I have two very specific cases in point to illustrate my assertions. We are in the midst of a national commemoration of World War I, inspired by the United States World War One Centennial Commission, of which all five living presidents serve as honorary co-chairs. All around me there are great local exhibitions on the Great War, from Hancock, New Hampshire in the north (see above) to Framingham and Lexington in the west, to Orleans on the Cape (where the only German attack on American soil occurred 100 years ago last week!) What’s happening here in Salem? Two very discreet digital exhibits, so discreet that I doubt very few people know about them. The Salem Public Library has several collections relating to individual Salem residents’ experiences during World War among their “Digital Heritage” items, including lovely silk postcards received by Anna Desjardins from soldiers stationed “somewhere in France”, and the Salem Veterans’ Services Department of the City of Salem actually has a “World War One Centennial Project” on the city website which I found while I was looking for something else entirely! Great resources here, including photographs of the two units in which Salem soldiers fought, individual biographies and obituaries, and newspaper clips, but where’s the engagement, and where’s the press? The introductory text references a collaboration with the Salem Public Library but I don’t see any links there, nor at the Salem Museum, Destination Salem, or anywhere else that keeps track of Salem events and initiatives, but I’m going to put it out there. This welcome but unheralded effort of 2018 contrasts dramatically with the reception the returning soldiers received a century ago when it seems like every parish and ward turned out for ceremonies and financed the monuments that still stand,  so “time will not dim the glory of their deeds”. I hate to disagree with a monument, but I do think the glory of past deeds is dimmed if awareness of such deeds is limited to a name on a plaque.

EPSON scanner image

World War 101stThe 101st Field Artillery in France, and just three of Salem’s World War I Memorials.
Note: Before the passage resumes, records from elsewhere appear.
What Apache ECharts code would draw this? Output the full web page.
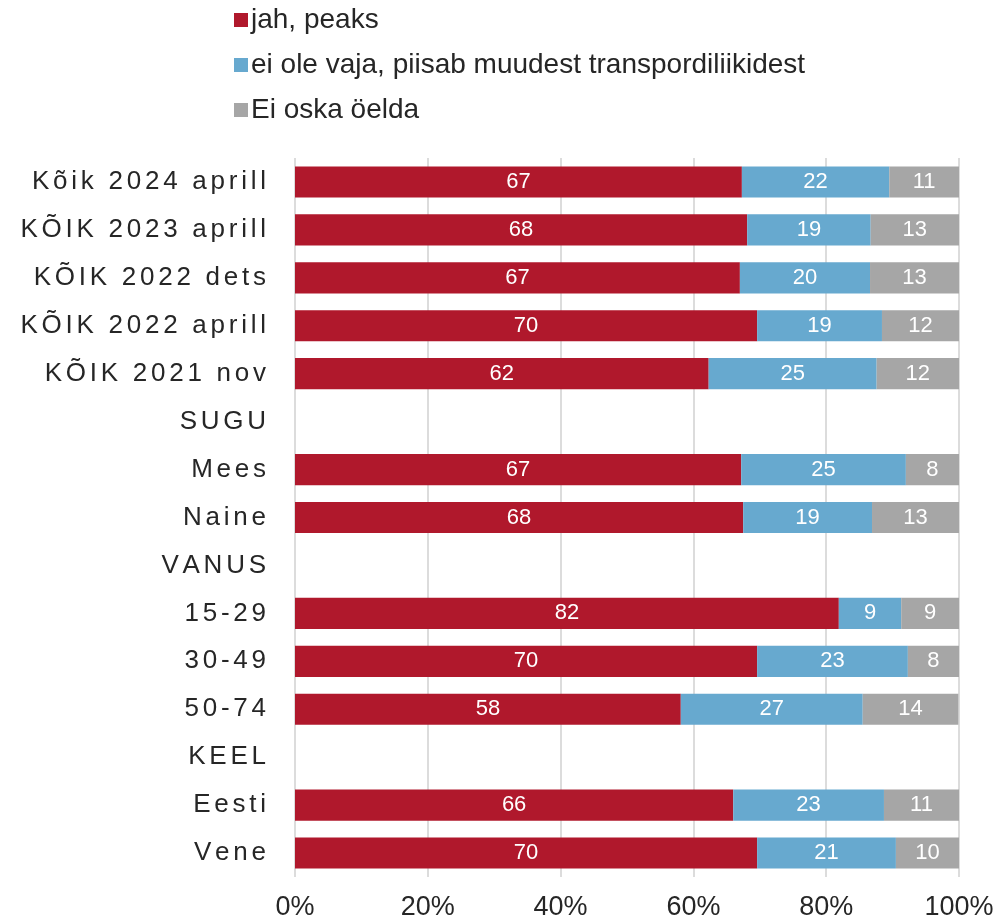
<!DOCTYPE html>
<html>
<head>
<meta charset="utf-8">
<script src="https://cdn.jsdelivr.net/npm/echarts@6/dist/echarts.min.js"></script>
<style>
  html, body { margin: 0; padding: 0; background: #fff; }
  #main { width: 997px; height: 922px; }
</style>
</head>
<body>
<div id="main"></div>
<script>
// kategooriad (ülevalt alla)
var categories = ['Kõik 2024 aprill', 'KÕIK 2023 aprill', 'KÕIK 2022 dets', 'KÕIK 2022 aprill', 'KÕIK 2021 nov',
  'SUGU', 'Mees', 'Naine', 'VANUS', '15-29', '30-49', '50-74', 'KEEL', 'Eesti', 'Vene'];
var seriesNames = ['jah, peaks', 'ei ole vaja, piisab muudest transpordiliikidest', 'Ei oska öelda'];
// protsendid, rühmapealkirjade real tühi
var jahPeaks = [67.3, 68.1, 67.0, 69.6, 62.3, null, 67.2, 67.5, null, 81.9, 69.6, 58.1, null, 66.0, 69.6];
var eiOleVaja = [22.2, 18.6, 19.6, 18.8, 25.3, null, 24.8, 19.4, null, 9.4, 22.7, 27.4, null, 22.7, 20.9];
var eiOska = [10.5, 13.3, 13.4, 11.6, 12.4, null, 8.0, 13.1, null, 8.7, 7.7, 14.4, null, 11.3, 9.5];
var xTicks = [0, 20, 40, 60, 80, 100];

var colors = ['#B0182C', '#67A9CF', '#A6A6A6'];

var dom = document.getElementById('main');
var myChart = echarts.init(dom);

function spaced(s) {
  // tähevahe: väike tühik tähtede vahel
  return s.split('').join('{s| }');
}

function barSeries(name, data, idx) {
  return {
    name: name,
    type: 'bar',
    stack: 'kokku',
    barWidth: '65%',
    data: data,
    itemStyle: { color: colors[idx] },
    label: {
      show: true,
      position: 'inside',
      color: '#fff',
      fontFamily: 'Liberation Sans',
      fontSize: 22,
      formatter: function (p) {
        return p.value == null ? '' : Math.round(p.value);
      }
    }
  };
}

var option = {
  animation: false,
  color: colors,
  legend: {
    orient: 'vertical',
    left: 229,
    top: 1,
    itemWidth: 14,
    itemHeight: 14,
    itemGap: 17,
    icon: 'rect',
    textStyle: { fontFamily: 'Liberation Sans', fontSize: 28, color: '#262626', padding: [0, 0, 0, -2] },
    data: seriesNames
  },
  grid: {
    left: 295,
    right: 38,
    top: 158,
    bottom: 45
  },
  xAxis: {
    type: 'value',
    min: 0,
    max: 100,
    interval: 20,
    axisLine: { show: false },
    axisTick: { show: false },
    axisLabel: {
      margin: 17,
      fontFamily: 'Liberation Sans',
      fontSize: 27,
      color: '#262626',
      formatter: function (v) { return xTicks.indexOf(v) >= 0 ? v + '%' : ''; }
    },
    splitLine: { show: true, lineStyle: { color: '#DCDCDC', width: 2 } }
  },
  yAxis: {
    type: 'category',
    inverse: true,
    data: categories,
    axisLine: { show: false },
    axisTick: { show: false },
    axisLabel: {
      margin: 29,
      fontFamily: 'Liberation Sans',
      fontSize: 26,
      color: '#262626',
      formatter: function (v) { return spaced(v); },
      rich: {
        s: { fontFamily: 'Liberation Sans', fontSize: 13.5 }
      }
    }
  },
  series: [
    barSeries(seriesNames[0], jahPeaks, 0),
    barSeries(seriesNames[1], eiOleVaja, 1),
    barSeries(seriesNames[2], eiOska, 2)
  ]
};

if (option && typeof option === 'object') {
  myChart.setOption(option, true);
}
</script>
</body>
</html>
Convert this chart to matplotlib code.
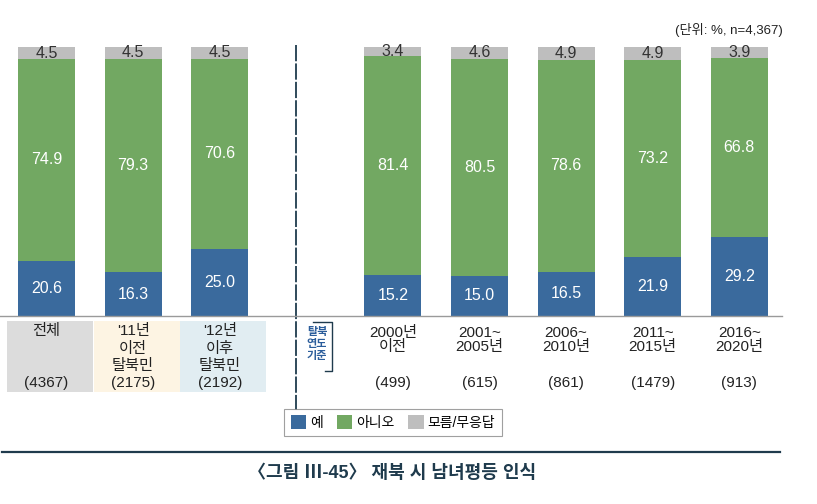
import matplotlib
matplotlib.use("Agg")
import matplotlib.pyplot as plt
from matplotlib.patches import Rectangle, Patch
from matplotlib.transforms import blended_transform_factory

plt.rcParams['font.family'] = ['Liberation Sans', 'Noto Sans CJK KR', 'DejaVu Sans']

# ---- data ----
categories = ["전체", "'11년\n이전\n탈북민", "'12년\n이후\n탈북민",
              "2000년\n이전", "2001~\n2005년", "2006~\n2010년", "2011~\n2015년", "2016~\n2020년"]
counts = ["(4367)", "(2175)", "(2192)", "(499)", "(615)", "(861)", "(1479)", "(913)"]
yes_vals = [20.6, 16.3, 25.0, 15.2, 15.0, 16.5, 21.9, 29.2]
no_vals = [74.9, 79.3, 70.6, 81.4, 80.5, 78.6, 73.2, 66.8]
dk_vals = [4.5, 4.5, 4.5, 3.4, 4.6, 4.9, 4.9, 3.9]
series_names = ["예", "아니오", "모름/무응답"]
group_label = "탈북\n연도\n기준"
unit_text = "(단위: %, n=4,367)"
title_text = "〈그림 Ⅲ-45〉 재북 시 남녀평등 인식"

positions = [0, 1, 2, 4, 5, 6, 7, 8]
box_colors = ["#dcdcdc", "#fdf4e3", "#e1edf2"]

C_YES = "#3a6a9d"
C_NO = "#72a862"
C_DK = "#bebebe"
DARK = "#1f3b4d"

W, H = 817, 504
fig = plt.figure(figsize=(W / 100, H / 100), dpi=100)

# overlay in pixel coordinates
ov = fig.add_axes([0, 0, 1, 1], zorder=0)
ov.set_xlim(0, W)
ov.set_ylim(H, 0)
ov.axis("off")

ax = fig.add_axes([0, 1 - 316 / H, 782 / W, 269 / H], zorder=1)
ax.patch.set_alpha(0)
ax.set_xlim(-0.537, 8.493)
ax.set_ylim(0, 100)
for s in ["top", "right", "left"]:
    ax.spines[s].set_visible(False)
ax.spines["bottom"].set_color("#9a9a9a")
ax.spines["bottom"].set_linewidth(1.0)
ax.set_xticks([])
ax.set_yticks([])

bw = 0.66
ax.bar(positions, yes_vals, bw, color=C_YES)
ax.bar(positions, no_vals, bw, bottom=yes_vals, color=C_NO)
bottom3 = [a + b for a, b in zip(yes_vals, no_vals)]
ax.bar(positions, dk_vals, bw, bottom=bottom3, color=C_DK)

for p, y, n, d, b3v in zip(positions, yes_vals, no_vals, dk_vals, bottom3):
    ax.text(p, y / 2, f"{y:.1f}", ha="center", va="center", color="white", fontsize=11.5)
    ax.text(p, y + n / 2, f"{n:.1f}", ha="center", va="center", color="white", fontsize=11.5)
    ax.text(p, b3v + d / 2, f"{d:.1f}", ha="center", va="center", color="#333333", fontsize=11.5)

tr = blended_transform_factory(ax.transData, ov.transData)

# category boxes for first three
for p, c in zip(positions[:3], box_colors):
    ov.add_patch(Rectangle((p - 0.455, 321), 0.995, 71, transform=tr, facecolor=c,
                           edgecolor="none", zorder=1))

for i, (p, cat, cnt) in enumerate(zip(positions, categories, counts)):
    lines = cat.split("\n")
    if i < 3:
        y0, step = 331, 17.5
    else:
        y0, step = 333, 14.5
    for k, ln in enumerate(lines):
        ov.text(p, y0 + k * step, ln, transform=tr, ha="center", va="center",
                fontsize=11, color="#222222", zorder=3)
    ov.text(p, 383, cnt, transform=tr, ha="center", va="center",
            fontsize=11, color="#222222", zorder=3)

# dashed separator
ov.plot([2.88, 2.88], [45, 410], transform=tr, color=DARK, lw=1.3,
        linestyle=(0, (9, 1.2)), zorder=3)

# group label with bracket
for k, ln in enumerate(group_label.split("\n")):
    ov.text(317, 332 + k * 12, ln, ha="center", va="center", fontsize=8,
            color="#2b5d9b", fontweight="bold", zorder=3)
ov.plot([313, 332, 332, 325], [322, 322, 371, 371], color=DARK, lw=1.0, zorder=3)

# legend
handles = [Patch(facecolor=C_YES), Patch(facecolor=C_NO), Patch(facecolor=C_DK)]
leg = fig.legend(handles, series_names, loc="center", bbox_to_anchor=(393 / W, 1 - 422.5 / H),
                 ncol=3, frameon=True, fancybox=False, fontsize=10, handlelength=1.1,
                 handleheight=1.1, handletextpad=0.3, columnspacing=1.0, borderpad=0.45,
                 borderaxespad=0)
leg.get_frame().set_edgecolor("#888888")
leg.get_frame().set_linewidth(0.8)

# unit text
fig.text(783 / W, 1 - 30 / H, unit_text, ha="right", va="center", fontsize=9.5, color="#222222")

# bottom rule and title
ov.plot([2, 780], [452, 452], color=DARK, lw=1.6)
fig.text(392 / W, 1 - 473 / H, title_text, ha="center", va="center", fontsize=13,
         color=DARK, fontweight="bold")

fig.savefig("out.png", dpi=100)
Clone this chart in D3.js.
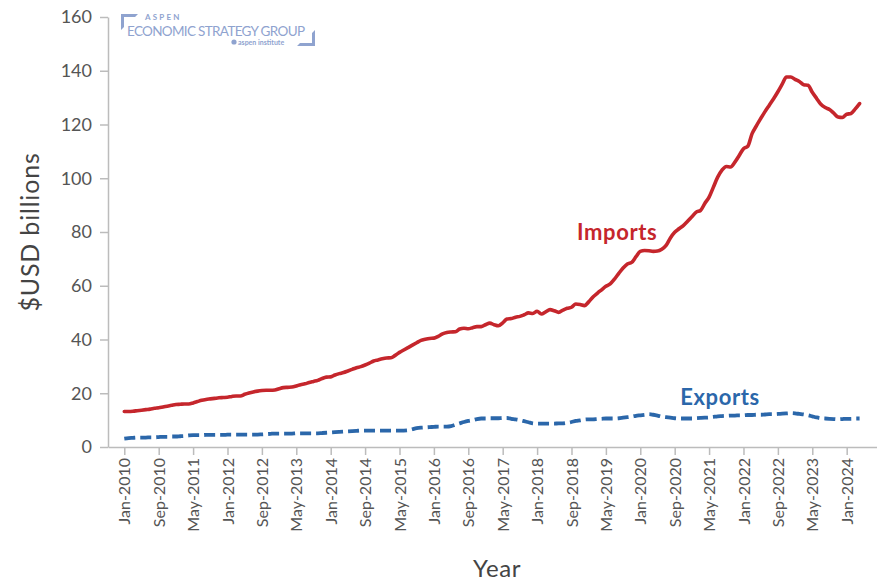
<!DOCTYPE html>
<html>
<head>
<meta charset="utf-8">
<script src="https://cdn.jsdelivr.net/npm/d3@7/dist/d3.min.js"></script>
<style>
  html, body { margin: 0; padding: 0; background: #ffffff; }
  svg { display: block; font-family: Lato, "Open Sans", sans-serif; }
</style>
</head>
<body>
<svg id="chart" width="877" height="583"></svg>
<script>
// Monthly trade values in $USD billions, Jan-2010 through Apr-2024
const startYear = 2010;
const imports = [
  13.2, 13.2, 13.3, 13.5, 13.7, 13.9, 14.1, 14.4, 14.6, 14.9, 15.2, 15.5,
  15.8, 15.9, 16.0, 16.0, 16.4, 16.9, 17.4, 17.7, 17.9, 18.1, 18.3, 18.4,
  18.5, 18.8, 19.0, 19.0, 19.6, 20.1, 20.5, 20.8, 21.0, 21.1, 21.1, 21.2,
  21.7, 22.1, 22.2, 22.3, 22.7, 23.2, 23.5, 24.0, 24.4, 24.8, 25.5, 26.0,
  26.1, 26.8, 27.3, 27.7, 28.3, 28.9, 29.5, 29.9, 30.5, 31.2, 32.0, 32.4,
  32.8, 33.1, 33.2, 34.1, 35.2, 36.1, 37.0, 37.9, 38.8, 39.7, 40.1, 40.4,
  40.5, 41.2, 42.1, 42.6, 42.8, 42.9, 43.9, 44.2, 44.0, 44.4, 44.8, 44.8,
  45.5, 46.1, 45.5, 45.1, 46.2, 47.6, 47.8, 48.3, 48.6, 49.2, 49.9, 49.7,
  50.5, 49.5, 50.3, 51.1, 50.7, 50.1, 50.9, 51.6, 52.0, 53.2, 53.0, 52.6,
  54.0, 55.8, 57.2, 58.5, 59.8, 60.7, 62.5, 64.6, 66.6, 68.1, 68.7, 70.8,
  72.8, 73.1, 73.0, 72.8, 72.9, 73.6, 75.0, 77.8, 79.9, 81.2, 82.4, 84.0,
  85.7, 87.4, 88.0, 90.6, 93.0, 96.7, 100.4, 103.0, 104.4, 104.2, 106.0, 108.5,
  111.0, 111.9, 116.6, 119.5, 122.2, 124.8, 127.2, 129.6, 132.2, 135.0, 137.7, 137.7,
  136.8, 136.0, 134.8, 134.6, 132.0, 129.7, 127.5, 126.3, 125.6, 124.2, 122.8, 122.6,
  123.8, 124.1, 125.8, 127.8
];
const exports = [
  3.1, 3.3, 3.4, 3.5, 3.5, 3.5, 3.6, 3.6, 3.7, 3.8, 3.8, 3.9,
  3.9, 4.0, 4.1, 4.3, 4.4, 4.4, 4.4, 4.5, 4.5, 4.5, 4.5, 4.5,
  4.6, 4.6, 4.6, 4.6, 4.6, 4.6, 4.6, 4.6, 4.7, 4.8, 4.9, 5.0,
  5.0, 5.0, 5.0, 5.0, 5.1, 5.1, 5.1, 5.1, 5.1, 5.1, 5.2, 5.3,
  5.4, 5.5, 5.6, 5.7, 5.8, 5.9, 6.0, 6.1, 6.1, 6.1, 6.1, 6.1,
  6.1, 6.1, 6.1, 6.1, 6.1, 6.1, 6.2, 6.6, 7.0, 7.2, 7.3, 7.4,
  7.5, 7.6, 7.6, 7.6, 7.8, 8.3, 8.8, 9.3, 9.7, 10.0, 10.4, 10.6,
  10.6, 10.7, 10.7, 10.7, 10.8, 10.8, 10.5, 10.3, 10.0, 9.6, 9.2, 8.8,
  8.7, 8.7, 8.7, 8.7, 8.7, 8.8, 8.8, 9.0, 9.3, 9.7, 9.9, 10.2,
  10.3, 10.3, 10.4, 10.5, 10.6, 10.6, 10.6, 10.7, 10.9, 11.1, 11.3, 11.6,
  11.8, 12.0, 12.2, 12.0, 11.7, 11.3, 11.1, 10.9, 10.7, 10.6, 10.6, 10.6,
  10.6, 10.7, 10.8, 10.9, 11.0, 11.2, 11.4, 11.5, 11.6, 11.7, 11.7, 11.8,
  11.8, 11.9, 11.9, 12.0, 12.0, 12.1, 12.2, 12.2, 12.3, 12.4, 12.5, 12.6,
  12.5, 12.3, 12.1, 11.8, 11.4, 11.0, 10.7, 10.6, 10.5, 10.4, 10.3, 10.4,
  10.5, 10.5, 10.6, 10.6
];
// Tick labels on the time axis, one every eight months
const xTickLabels = [
  "Jan-2010", "Sep-2010", "May-2011", "Jan-2012", "Sep-2012", "May-2013",
  "Jan-2014", "Sep-2014", "May-2015", "Jan-2016", "Sep-2016", "May-2017",
  "Jan-2018", "Sep-2018", "May-2019", "Jan-2020", "Sep-2020", "May-2021",
  "Jan-2022", "Sep-2022", "May-2023", "Jan-2024"
];
const xTickMonths = xTickLabels.map((d, i) => i * 8);
const yTicks = [0, 20, 40, 60, 80, 100, 120, 140, 160];
const seriesNames = ["Imports", "Exports"];

const svg = d3.select("#chart");
const margin = { top: 17, left: 108 };
const innerW = 877 - margin.left;
const innerH = 430;

const g = svg.append("g").attr("transform", `translate(${margin.left},${margin.top})`);

// month index -> pixel; axis extends a few months past both ends of the data
const x = d3.scaleLinear().domain([-3.79, 175.05]).range([0, innerW]);
const y = d3.scaleLinear().domain([0, 160]).range([innerH, 0]);

const axisColor = "#bcbcbc";
const tickTextColor = "#555555";

// Y axis
const yAxis = g.append("g")
  .call(d3.axisLeft(y).tickValues(yTicks).tickSize(8).tickPadding(8).tickSizeOuter(0));
yAxis.select(".domain").attr("stroke", axisColor).attr("stroke-width", 1.5);
yAxis.selectAll(".tick line").attr("stroke", axisColor).attr("stroke-width", 1.5);
yAxis.selectAll(".tick text")
  .attr("fill", tickTextColor).style("font-size", "18px").style("font-family", "Lato, sans-serif");

// X axis
const xAxis = g.append("g")
  .attr("transform", `translate(0,${innerH})`)
  .call(d3.axisBottom(x).tickValues(xTickMonths)
    .tickFormat((d, i) => xTickLabels[i]).tickSize(8).tickSizeOuter(0));
xAxis.select(".domain").attr("stroke", axisColor).attr("stroke-width", 1.5);
xAxis.selectAll(".tick line").attr("stroke", axisColor).attr("stroke-width", 1.5);
xAxis.selectAll(".tick text")
  .attr("fill", tickTextColor)
  .style("font-size", "16px").style("font-family", "Lato, sans-serif")
  .attr("transform", "rotate(-90)")
  .attr("text-anchor", "end")
  .attr("dy", "0.35em")
  .attr("x", -11)
  .attr("y", 0);

// Series lines
const line = d3.line()
  .x((d, i) => x(i))
  .y(d => y(d))
  .curve(d3.curveMonotoneX);

g.append("path")
  .datum(imports)
  .attr("fill", "none")
  .attr("stroke", "#c5262c")
  .attr("stroke-width", 3.6)
  .attr("stroke-linejoin", "round")
  .attr("stroke-linecap", "round")
  .attr("d", line);

g.append("path")
  .datum(exports)
  .attr("fill", "none")
  .attr("stroke", "#2b67aa")
  .attr("stroke-width", 3.8)
  .attr("stroke-dasharray", "11,5")
  .attr("d", line);

// Direct series labels
g.append("text")
  .attr("x", x(105.3)).attr("y", y(77))
  .attr("fill", "#c5262c")
  .style("font-size", "22px").style("font-weight", 700).style("letter-spacing", "0.6px")
  .text(seriesNames[0]);

g.append("text")
  .attr("x", x(129.3)).attr("y", y(15.7))
  .attr("fill", "#2b67aa")
  .style("font-size", "22px").style("font-weight", 700).style("letter-spacing", "0.6px")
  .text(seriesNames[1]);

// Axis titles
svg.append("text")
  .attr("transform", "translate(39,232) rotate(-90)")
  .attr("text-anchor", "middle")
  .attr("fill", "#444444")
  .style("font-size", "25px").style("letter-spacing", "0.8px")
  .text("$USD billions");

svg.append("text")
  .attr("x", 497).attr("y", 577)
  .attr("text-anchor", "middle")
  .attr("fill", "#444444")
  .style("font-size", "24px").style("letter-spacing", "0.6px")
  .text("Year");

// Organisation mark, top left of the plot
const logo = svg.append("g").attr("transform", "translate(121,14)");
const logoColor = "#8fa3cf";
logo.append("path")
  .attr("d", "M0,16 V0 H17 L14,3 H3 V13 Z")
  .attr("fill", logoColor);
logo.append("path")
  .attr("d", "M194,16 V32 H176 L179,29 H191 V19 Z")
  .attr("fill", logoColor);
logo.append("text")
  .attr("x", 24).attr("y", 6)
  .attr("fill", logoColor)
  .style("font-size", "8px").style("font-weight", 700).style("letter-spacing", "2.2px")
  .text("ASPEN");
logo.append("text")
  .attr("x", 6).attr("y", 22)
  .attr("fill", logoColor)
  .style("font-size", "13.5px").style("font-weight", 400)
  .attr("textLength", 178)
  .text("ECONOMIC STRATEGY GROUP");
logo.append("circle")
  .attr("cx", 113).attr("cy", 28).attr("r", 2.6)
  .attr("fill", logoColor);
logo.append("text")
  .attr("x", 117).attr("y", 30.5)
  .attr("fill", logoColor)
  .style("font-size", "7px").style("font-weight", 700)
  .text("aspen institute");
</script>
</body>
</html>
You can also find Salem’s City Seal on the city website, which is described as: a ship under full sail, approaching a coast designated by the costume of the person standing upon it and by the trees near him, as a portion of the East Indies; beneath the shield, this motto: “Divitis Indiae usque ad ultimum sinum,” signifying “To the farthest port of the rich east”; and above the shield, a dove, bearing an olive branch in her mouth. In the circumference encircling the shield, the words “Salem Condita A.D. 1626” “Civitatis Regimine Donata, A.D. 1836. Actually the costume very specifically identifies a native of Banda Aceh, the capital city of the Aceh province of Indonesia, on the northern tip of the island of Sumatra. Salem’s monopoly of the pepper trade with this region initiated and defined its golden age in the first decades of the nineteenth century, and when the seal was designed in 1836 this connection was not just acknowledged, but sealed. And in the spirit of historical and cultural engagement, the Acehnese dance company Suang Budaya Dance will be performing the traditional “Dance of  the Thousand Hands” at the (30th!) annual Salem Maritime Festival this coming weekend—on the very wharf where Salem ships once departed for their native land and returned to discharge “Salem Pepper”. The folks at the Salem Maritime National Historic Site know how to pay tribute to the past by engaging the present and the City of Salem should take a lesson: though perhaps war and trade are simply not hip, funky or witchy enough to attract the attention of City Hall.